## WORK TO BE COMPLETED
List each line of the data that holds the string "this".

## MATERIAL TO PROCESS
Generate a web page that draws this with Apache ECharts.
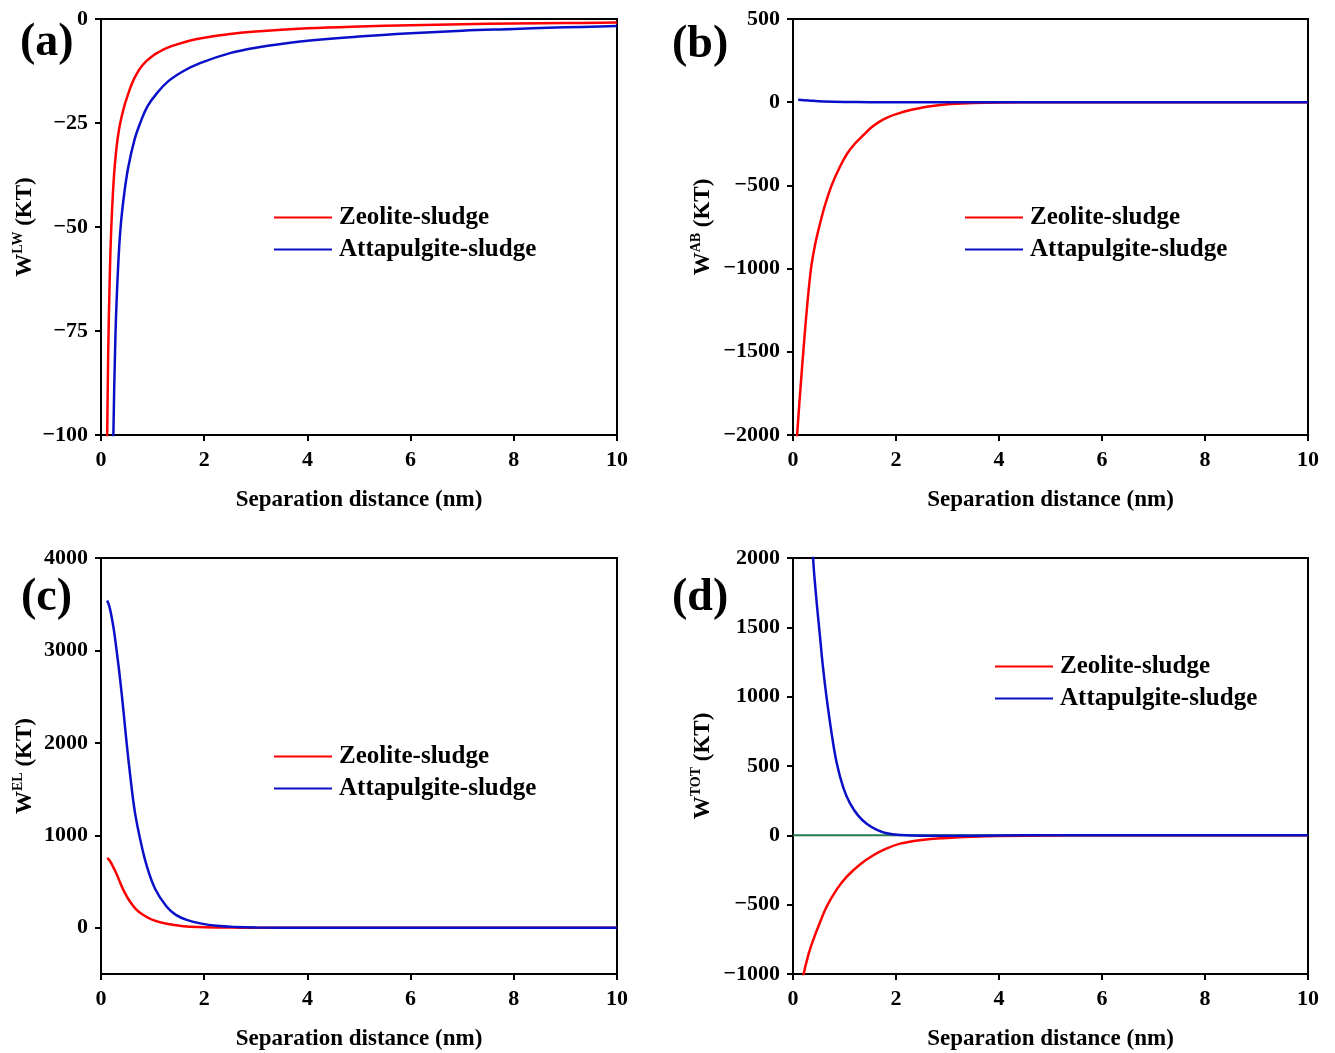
<!DOCTYPE html>
<html>
<head>
<meta charset="utf-8">
<script src="https://cdn.jsdelivr.net/npm/echarts@6/dist/echarts.min.js"></script>
<style>
  html, body { margin: 0; padding: 0; background: #fff; }
  #chart { width: 1335px; height: 1053px; }
</style>
</head>
<body>
<div id="chart"></div>
<script>
// values, [distance nm, energy KT]
const zeoliteLW = [[0.1,-118],[0.12,-100],[0.14,-80],[0.17,-62],[0.2,-50],[0.25,-38],[0.3,-31],[0.35,-26.5],[0.4,-23.5],[0.45,-21],[0.5,-19],[0.6,-15.5],[0.7,-13],[0.8,-11.2],[0.9,-9.9],[1,-8.9],[1.1,-8.1],[1.27,-7.0],[1.5,-6.0],[1.75,-5.1],[2,-4.5],[2.5,-3.6],[3,-3.0],[4,-2.25],[5,-1.8],[6,-1.5],[7,-1.25],[8,-1.1],[9,-0.97],[10,-0.87]];
const attapulgiteLW = [[0.22,-118],[0.24,-100],[0.28,-76],[0.33,-60],[0.38,-50],[0.45,-42],[0.53,-35.5],[0.65,-29],[0.76,-25],[0.9,-21],[1.08,-17.9],[1.3,-15],[1.6,-12.5],[1.92,-10.6],[2.5,-8.2],[3,-6.9],[3.86,-5.4],[5,-4.2],[6,-3.4],[7,-2.8],[8,-2.4],[9,-2.0],[10,-1.7]];

const zeoliteAB = [[0.05,-2150],[0.08,-2000],[0.14,-1740],[0.2,-1500],[0.27,-1240],[0.35,-1000],[0.42,-870],[0.5,-760],[0.62,-620],[0.75,-500],[0.9,-395],[1.05,-310],[1.2,-250],[1.36,-200],[1.52,-152],[1.69,-115],[1.85,-90],[2,-72],[2.3,-45],[2.6,-27],[3,-12],[3.5,-5],[4,-2],[5,0],[6,0],[8,0],[10,0]];
const attapulgiteAB = [[0.1,15],[0.3,10],[0.6,4],[1,1],[1.5,0.3],[2,0],[4,0],[6,0],[8,0],[10,0]];

const zeoliteEL = [[0.12,755],[0.17,725],[0.22,675],[0.3,585],[0.37,490],[0.46,380],[0.56,285],[0.68,200],[0.82,138],[1,85],[1.27,43],[1.6,17],[1.9,8],[2.5,2],[3,0.5],[4,0],[6,0],[8,0],[10,0]];
const attapulgiteEL = [[0.12,3540],[0.16,3480],[0.2,3380],[0.25,3220],[0.3,3010],[0.37,2690],[0.44,2320],[0.5,1980],[0.58,1580],[0.66,1240],[0.77,930],[0.89,663],[1.05,420],[1.27,230],[1.45,140],[1.66,86],[1.95,45],[2.24,22],[2.6,9],[3,3],[4,0.5],[6,0],[8,0],[10,0]];

const zeoliteTOT = [[0.17,-1130],[0.21,-997],[0.3,-860],[0.39,-757],[0.5,-650],[0.65,-517],[0.85,-390],[1.04,-300],[1.3,-210],[1.56,-144],[1.8,-98],[2.08,-60],[2.5,-33],[2.98,-19],[3.5,-10],[4,-5],[5,-1],[6,0],[8,0],[10,0]];
const attapulgiteTOT = [[0.34,2450],[0.39,2000],[0.45,1720],[0.52,1450],[0.58,1220],[0.65,1000],[0.75,735],[0.85,520],[0.98,340],[1.11,228],[1.27,140],[1.43,84],[1.62,42],[1.82,15],[2.1,2],[2.5,-3],[3,-3],[4,-1],[5,0],[6,0],[8,0],[10,0]];
const zeroLine = [[0,0],[10,0]];

const xTicks = [0, 10, 2];           // min, max, interval
const yRanges = [
  { min: -100, max: 0, interval: 25 },
  { min: -2000, max: 500, interval: 500 },
  { min: -500, max: 4000, interval: 500, ticks: [0, 1000, 2000, 3000, 4000] },
  { min: -1000, max: 2000, interval: 500 }
];
const yNames = ['LW', 'AB', 'EL', 'TOT'];
const panelLabels = ['(a)', '(b)', '(c)', '(d)'];

const FONT = '"Liberation Serif", "Times New Roman", serif';
const RED = '#ff0000', BLUE = '#0a10c8', GREEN = '#237a4e';

const grids = [
  { left: 101, top: 19, width: 516, height: 416 },
  { left: 793, top: 19, width: 515, height: 416 },
  { left: 101, top: 558, width: 516, height: 416 },
  { left: 793, top: 558, width: 515, height: 416 }
];
const nameGaps = [62, 76, 62, 76];

const fmt = v => String(v).replace('-', '\u2212');

const xAxis = grids.map((g, i) => ({
  type: 'value', gridIndex: i, min: xTicks[0], max: xTicks[1], interval: xTicks[2],
  name: 'Separation distance (nm)', nameLocation: 'middle', nameGap: 54,
  nameTextStyle: { fontFamily: FONT, fontWeight: 'bold', fontSize: 23, color: '#000' },
  axisLine: { onZero: false, lineStyle: { color: '#000', width: 2 } },
  axisTick: { length: 6, lineStyle: { color: '#000', width: 2 } },
  axisLabel: { fontFamily: FONT, fontWeight: 'bold', fontSize: 22, color: '#000', margin: 14 },
  splitLine: { show: false }
}));

const yAxis = yRanges.map((r, i) => {
  const ax = {
    type: 'value', gridIndex: i, min: r.min, max: r.max, interval: r.interval,
    name: '{b|W}{s|' + yNames[i] + '}{b| (KT)}', nameLocation: 'middle', nameGap: nameGaps[i],
    nameTextStyle: {
      rich: {
        b: { fontFamily: FONT, fontWeight: 'bold', fontSize: 23, color: '#000' },
        s: { fontFamily: FONT, fontWeight: 'bold', fontSize: 14, color: '#000', padding: [0, 0, 14, 0] }
      }
    },
    axisLine: { onZero: false, lineStyle: { color: '#000', width: 2 } },
    axisTick: { length: 6, lineStyle: { color: '#000', width: 2 } },
    axisLabel: { fontFamily: FONT, fontWeight: 'bold', fontSize: 22, color: '#000', margin: 13, formatter: fmt },
    splitLine: { show: false }
  };
  if (r.ticks) {
    ax.axisLabel.customValues = r.ticks;
    ax.axisTick.customValues = r.ticks;
  }
  return ax;
});

function line(name, data, color, idx) {
  return {
    name: name, type: 'line', xAxisIndex: idx, yAxisIndex: idx, data: data,
    showSymbol: false, smooth: 0.4,
    lineStyle: { color: color, width: 2.5 }, itemStyle: { color: color },
    z: name ? 3 : 2
  };
}

const series = [
  line('Zeolite-sludge', zeoliteLW, RED, 0),
  line('Attapulgite-sludge', attapulgiteLW, BLUE, 0),
  line('Zeolite-sludge', zeoliteAB, RED, 1),
  line('Attapulgite-sludge', attapulgiteAB, BLUE, 1),
  line('Zeolite-sludge', zeoliteEL, RED, 2),
  line('Attapulgite-sludge', attapulgiteEL, BLUE, 2),
  line('', zeroLine, GREEN, 3),
  line('Zeolite-sludge', zeoliteTOT, RED, 3),
  line('Attapulgite-sludge', attapulgiteTOT, BLUE, 3)
];
series[6].lineStyle.width = 2;
series[6].smooth = false;

const legendPos = [[269, 200], [960, 200], [269, 739], [990, 649]];
const legend = legendPos.map(p => ({
  left: p[0], top: p[1], orient: 'vertical', icon: 'rect',
  itemWidth: 58, itemHeight: 2, itemGap: 7,
  data: ['Zeolite-sludge', 'Attapulgite-sludge'],
  textStyle: { fontFamily: FONT, fontWeight: 'bold', fontSize: 25, color: '#000', padding: [0, 0, 0, 2] },
  selectedMode: false
}));

const labelPos = [[20, 20], [672, 22], [21, 575], [672, 575]];
const graphic = panelLabels.map((t, i) => ({
  type: 'text', left: labelPos[i][0], top: labelPos[i][1],
  style: { text: t, font: 'bold 46px ' + FONT, fill: '#000' }
}));

const chart = echarts.init(document.getElementById('chart'));
chart.setOption({
  backgroundColor: '#fff',
  animation: false,
  grid: grids.map(g => Object.assign({ show: true, borderColor: '#000', borderWidth: 2, containLabel: false }, g)),
  xAxis: xAxis,
  yAxis: yAxis,
  legend: legend,
  graphic: graphic,
  series: series
});
</script>
</body>
</html>
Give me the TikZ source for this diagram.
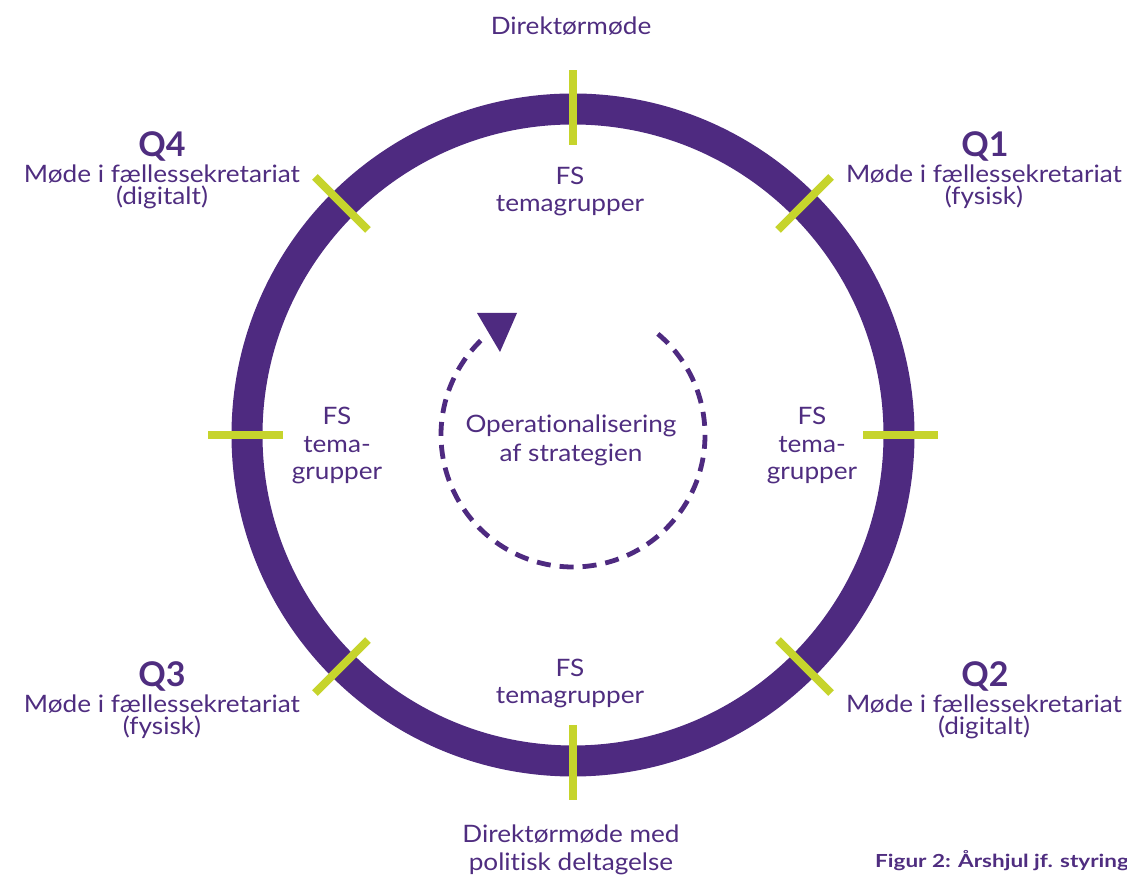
\documentclass[tikz,border=0pt]{standalone}
\usepackage{fontspec}
\setmainfont{Lato}[Ligatures=NoCommon]
\newfontfamily\widefont{Lato}[FakeStretch=1.09, Ligatures=NoCommon]
\newfontfamily\capfont{Lato}[FakeStretch=1.25, Ligatures=NoCommon]
\definecolor{wheel}{HTML}{4E2A80}
\definecolor{ink}{HTML}{4F2D80}
\definecolor{lime}{HTML}{C6D42C}
\begin{document}
\begin{tikzpicture}[x=1pt,y=1pt,
  txt/.style={text=ink, font=\widefont\fontsize{24}{26}\selectfont, anchor=base, inner sep=0pt},
  qlab/.style={text=ink, font=\fontsize{34}{36}\selectfont\bfseries, anchor=base, inner sep=0pt},
  capt/.style={text=ink, font=\capfont\fontsize{18}{20}\selectfont\bfseries, anchor=base west, inner sep=0pt},
  tickmark/.style={lime, line width=8pt},
  dashring/.style={wheel, line width=4.8pt, dash pattern=on 14pt off 9pt}]
\clip (0,0) rectangle (1127,877);
\useasboundingbox (0,0) rectangle (1127,877);
\coordinate (C) at (573,442);
% outer wheel
\draw[wheel, line width=31pt] (C) circle[radius=326];
% tick marks
\foreach \a in {0,45,...,315}
  \draw[tickmark, shift={(C)}] (\a:290) -- (\a:365);
% inner dashed cycle
\draw[dashring, shift={(C)}] (50:132) arc[start angle=50, end angle=-226, radius=132];
\coordinate (t1) at (477,564);
\coordinate (t2) at (517,564);
\coordinate (t3) at (500,525);
\fill[wheel] (t1) -- (t2) -- (t3) -- cycle;
% texts
\node[txt] (dir) at (571,842) {Direktørmøde};
\node[qlab] (q4) at (162,720) {Q4};
\node[txt] (q4a) at (162,694) {Møde i fællessekretariat};
\node[txt] (q4b) at (162,672) {(digitalt)};
\node[qlab] (q1) at (985,720) {Q1};
\node[txt] (q1a) at (984,694) {Møde i fællessekretariat};
\node[txt] (q1b) at (984,672) {(fysisk)};
\node[qlab] (q3) at (162,190) {Q3};
\node[txt] (q3a) at (162,164) {Møde i fællessekretariat};
\node[txt] (q3b) at (162,142) {(fysisk)};
\node[qlab] (q2) at (985,190) {Q2};
\node[txt] (q2a) at (984,164) {Møde i fællessekretariat};
\node[txt] (q2b) at (984,142) {(digitalt)};
\node[txt] (fst1) at (570,692) {FS};
\node[txt] (fst2) at (570,665) {temagrupper};
\node[txt] (fsb1) at (570,200) {FS};
\node[txt] (fsb2) at (570,173) {temagrupper};
\node[txt] (fsr1) at (812,452) {FS};
\node[txt] (fsr2) at (812,424) {tema-};
\node[txt] (fsr3) at (812,397) {grupper};
\node[txt] (fsl1) at (337,452) {FS};
\node[txt] (fsl2) at (337,424) {tema-};
\node[txt] (fsl3) at (337,397) {grupper};
\node[txt] (op1) at (571,444) {Operationalisering};
\node[txt] (op2) at (571,415) {af strategien};
\node[txt] (dm1) at (571,34) {Direktørmøde med};
\node[txt] (dm2) at (571,6) {politisk deltagelse};
\node[capt] (cap) at (875,9) {Figur 2: Årshjul jf. styring};
\end{tikzpicture}
\end{document}
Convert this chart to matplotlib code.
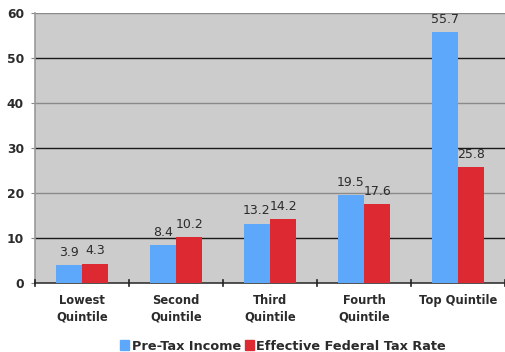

## TASK RESPONSE
Generate a web page that draws this with Apache ECharts.
Give me the TikZ source for this diagram.
Convert this chart to matplotlib code.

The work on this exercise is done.